Figure scripts

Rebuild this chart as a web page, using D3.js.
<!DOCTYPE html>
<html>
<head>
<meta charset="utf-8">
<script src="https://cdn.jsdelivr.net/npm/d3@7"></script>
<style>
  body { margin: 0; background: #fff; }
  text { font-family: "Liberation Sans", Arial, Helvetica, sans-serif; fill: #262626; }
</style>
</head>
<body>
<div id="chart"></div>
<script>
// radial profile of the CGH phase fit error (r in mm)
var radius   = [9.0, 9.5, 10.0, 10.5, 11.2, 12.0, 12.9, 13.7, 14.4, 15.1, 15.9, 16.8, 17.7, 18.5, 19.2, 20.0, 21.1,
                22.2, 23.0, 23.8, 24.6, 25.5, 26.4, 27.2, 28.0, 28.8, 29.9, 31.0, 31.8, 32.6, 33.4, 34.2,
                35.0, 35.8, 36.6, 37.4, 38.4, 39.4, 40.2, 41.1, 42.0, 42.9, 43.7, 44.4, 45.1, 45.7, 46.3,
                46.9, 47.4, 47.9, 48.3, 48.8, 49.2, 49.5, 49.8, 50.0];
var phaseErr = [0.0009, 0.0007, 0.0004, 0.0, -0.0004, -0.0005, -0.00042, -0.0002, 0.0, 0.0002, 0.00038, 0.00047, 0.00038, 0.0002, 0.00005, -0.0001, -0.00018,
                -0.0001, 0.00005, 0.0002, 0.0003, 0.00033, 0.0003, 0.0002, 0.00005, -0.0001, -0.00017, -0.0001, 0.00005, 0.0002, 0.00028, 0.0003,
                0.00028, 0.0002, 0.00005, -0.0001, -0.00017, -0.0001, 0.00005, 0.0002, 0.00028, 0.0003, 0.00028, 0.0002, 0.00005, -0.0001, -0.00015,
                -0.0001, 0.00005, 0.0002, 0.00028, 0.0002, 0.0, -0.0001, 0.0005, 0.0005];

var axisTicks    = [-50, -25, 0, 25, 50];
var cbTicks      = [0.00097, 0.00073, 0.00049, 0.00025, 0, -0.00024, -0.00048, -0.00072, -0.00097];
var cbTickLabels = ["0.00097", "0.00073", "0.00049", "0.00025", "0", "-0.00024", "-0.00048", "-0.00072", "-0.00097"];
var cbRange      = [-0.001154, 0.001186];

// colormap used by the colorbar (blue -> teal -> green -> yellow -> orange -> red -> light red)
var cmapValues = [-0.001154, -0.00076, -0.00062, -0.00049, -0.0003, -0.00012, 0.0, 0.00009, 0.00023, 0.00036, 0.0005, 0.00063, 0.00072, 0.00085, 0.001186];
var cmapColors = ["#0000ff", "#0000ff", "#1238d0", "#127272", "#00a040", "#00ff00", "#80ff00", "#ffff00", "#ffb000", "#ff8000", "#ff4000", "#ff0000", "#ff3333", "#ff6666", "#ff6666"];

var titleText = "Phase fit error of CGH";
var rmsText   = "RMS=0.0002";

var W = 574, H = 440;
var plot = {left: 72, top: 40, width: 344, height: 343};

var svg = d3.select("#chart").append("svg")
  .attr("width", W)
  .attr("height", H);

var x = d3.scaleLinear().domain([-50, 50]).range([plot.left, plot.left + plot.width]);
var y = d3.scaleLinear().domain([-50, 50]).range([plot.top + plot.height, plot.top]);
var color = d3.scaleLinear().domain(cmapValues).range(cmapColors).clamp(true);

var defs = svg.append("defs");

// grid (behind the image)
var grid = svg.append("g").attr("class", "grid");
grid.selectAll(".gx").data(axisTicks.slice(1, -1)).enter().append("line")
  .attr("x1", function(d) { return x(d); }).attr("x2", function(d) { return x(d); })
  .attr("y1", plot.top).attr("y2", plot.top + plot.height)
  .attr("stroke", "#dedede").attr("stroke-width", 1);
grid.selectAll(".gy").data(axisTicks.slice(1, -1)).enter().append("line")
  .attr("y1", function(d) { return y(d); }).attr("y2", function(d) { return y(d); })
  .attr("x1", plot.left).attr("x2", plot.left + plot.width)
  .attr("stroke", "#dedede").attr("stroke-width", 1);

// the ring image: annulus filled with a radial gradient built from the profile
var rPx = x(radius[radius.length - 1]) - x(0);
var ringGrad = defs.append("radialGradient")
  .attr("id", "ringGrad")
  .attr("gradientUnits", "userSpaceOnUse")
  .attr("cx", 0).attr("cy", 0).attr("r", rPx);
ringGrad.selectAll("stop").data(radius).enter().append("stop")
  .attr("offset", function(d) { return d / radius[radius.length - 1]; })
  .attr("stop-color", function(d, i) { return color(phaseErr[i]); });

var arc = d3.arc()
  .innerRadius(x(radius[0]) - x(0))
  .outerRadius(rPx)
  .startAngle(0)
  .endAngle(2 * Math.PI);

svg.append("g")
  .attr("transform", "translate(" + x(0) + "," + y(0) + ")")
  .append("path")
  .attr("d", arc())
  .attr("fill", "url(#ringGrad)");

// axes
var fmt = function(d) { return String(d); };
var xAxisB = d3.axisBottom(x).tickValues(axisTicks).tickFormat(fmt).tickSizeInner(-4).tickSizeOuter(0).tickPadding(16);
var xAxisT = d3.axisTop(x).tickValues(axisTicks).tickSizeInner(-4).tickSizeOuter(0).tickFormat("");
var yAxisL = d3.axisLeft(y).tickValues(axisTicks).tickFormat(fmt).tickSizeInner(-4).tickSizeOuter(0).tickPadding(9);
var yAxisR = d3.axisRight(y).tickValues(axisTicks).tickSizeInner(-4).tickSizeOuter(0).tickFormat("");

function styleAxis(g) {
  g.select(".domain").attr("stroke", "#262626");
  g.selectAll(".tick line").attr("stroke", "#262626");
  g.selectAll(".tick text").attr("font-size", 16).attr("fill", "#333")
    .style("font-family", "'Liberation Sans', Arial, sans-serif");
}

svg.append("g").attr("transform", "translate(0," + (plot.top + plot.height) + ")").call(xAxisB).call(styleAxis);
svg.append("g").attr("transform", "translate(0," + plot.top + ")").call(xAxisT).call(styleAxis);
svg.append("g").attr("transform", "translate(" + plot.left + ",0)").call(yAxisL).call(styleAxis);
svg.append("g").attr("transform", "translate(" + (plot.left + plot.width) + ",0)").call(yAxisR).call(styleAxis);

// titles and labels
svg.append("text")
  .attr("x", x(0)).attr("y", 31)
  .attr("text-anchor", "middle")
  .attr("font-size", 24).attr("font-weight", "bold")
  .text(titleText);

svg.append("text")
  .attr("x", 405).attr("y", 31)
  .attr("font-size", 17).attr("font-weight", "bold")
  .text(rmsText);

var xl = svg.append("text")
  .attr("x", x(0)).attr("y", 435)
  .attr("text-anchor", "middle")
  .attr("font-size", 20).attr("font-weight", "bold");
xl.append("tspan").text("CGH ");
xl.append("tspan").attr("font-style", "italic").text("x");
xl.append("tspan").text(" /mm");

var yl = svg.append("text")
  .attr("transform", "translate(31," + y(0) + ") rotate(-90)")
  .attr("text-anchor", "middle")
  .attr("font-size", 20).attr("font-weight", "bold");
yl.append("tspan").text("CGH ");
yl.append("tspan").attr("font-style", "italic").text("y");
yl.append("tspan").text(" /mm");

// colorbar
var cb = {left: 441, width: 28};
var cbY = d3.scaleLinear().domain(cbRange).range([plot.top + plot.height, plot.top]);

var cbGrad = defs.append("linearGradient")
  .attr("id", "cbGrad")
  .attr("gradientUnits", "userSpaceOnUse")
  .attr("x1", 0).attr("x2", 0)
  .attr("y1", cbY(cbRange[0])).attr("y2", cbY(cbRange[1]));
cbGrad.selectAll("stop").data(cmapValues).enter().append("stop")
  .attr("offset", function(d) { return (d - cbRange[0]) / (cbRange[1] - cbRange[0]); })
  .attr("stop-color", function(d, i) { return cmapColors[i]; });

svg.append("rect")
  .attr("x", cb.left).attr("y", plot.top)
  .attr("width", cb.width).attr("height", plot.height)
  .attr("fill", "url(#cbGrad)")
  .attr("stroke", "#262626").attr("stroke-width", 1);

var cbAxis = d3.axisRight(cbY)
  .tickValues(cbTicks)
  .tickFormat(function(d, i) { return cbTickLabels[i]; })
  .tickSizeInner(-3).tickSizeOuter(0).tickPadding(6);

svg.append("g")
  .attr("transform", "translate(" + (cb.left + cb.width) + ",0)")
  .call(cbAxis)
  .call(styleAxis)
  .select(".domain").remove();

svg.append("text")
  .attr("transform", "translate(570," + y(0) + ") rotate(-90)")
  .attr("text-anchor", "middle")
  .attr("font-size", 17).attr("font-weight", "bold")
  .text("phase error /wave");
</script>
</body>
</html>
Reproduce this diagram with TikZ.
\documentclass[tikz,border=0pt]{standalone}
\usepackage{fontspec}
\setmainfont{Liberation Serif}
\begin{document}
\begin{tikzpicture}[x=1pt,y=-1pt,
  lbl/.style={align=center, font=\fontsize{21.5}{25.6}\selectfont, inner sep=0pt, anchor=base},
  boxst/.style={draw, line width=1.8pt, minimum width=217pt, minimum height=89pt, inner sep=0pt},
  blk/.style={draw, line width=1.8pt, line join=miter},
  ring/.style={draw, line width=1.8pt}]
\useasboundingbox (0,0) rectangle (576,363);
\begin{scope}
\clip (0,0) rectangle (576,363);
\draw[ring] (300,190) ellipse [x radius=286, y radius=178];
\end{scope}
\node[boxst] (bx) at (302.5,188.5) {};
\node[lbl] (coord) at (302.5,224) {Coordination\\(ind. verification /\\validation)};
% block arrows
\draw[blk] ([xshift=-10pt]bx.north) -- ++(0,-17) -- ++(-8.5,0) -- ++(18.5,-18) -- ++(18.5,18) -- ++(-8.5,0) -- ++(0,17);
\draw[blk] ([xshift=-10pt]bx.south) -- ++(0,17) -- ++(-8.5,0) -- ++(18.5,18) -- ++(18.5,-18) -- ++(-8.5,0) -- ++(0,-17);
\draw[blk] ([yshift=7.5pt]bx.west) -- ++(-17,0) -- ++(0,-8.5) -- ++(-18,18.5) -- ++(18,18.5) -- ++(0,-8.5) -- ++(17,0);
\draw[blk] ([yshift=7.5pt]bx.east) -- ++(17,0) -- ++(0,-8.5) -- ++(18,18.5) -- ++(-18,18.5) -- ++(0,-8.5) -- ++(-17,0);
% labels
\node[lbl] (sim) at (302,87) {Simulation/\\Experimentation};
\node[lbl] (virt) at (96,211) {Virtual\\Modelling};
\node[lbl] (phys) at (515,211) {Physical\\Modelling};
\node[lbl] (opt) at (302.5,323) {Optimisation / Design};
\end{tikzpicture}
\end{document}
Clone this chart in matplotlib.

> [Exercise details]:
Only a number is wanted: how many lines of the material include the word "with".

> [Task answer]:
2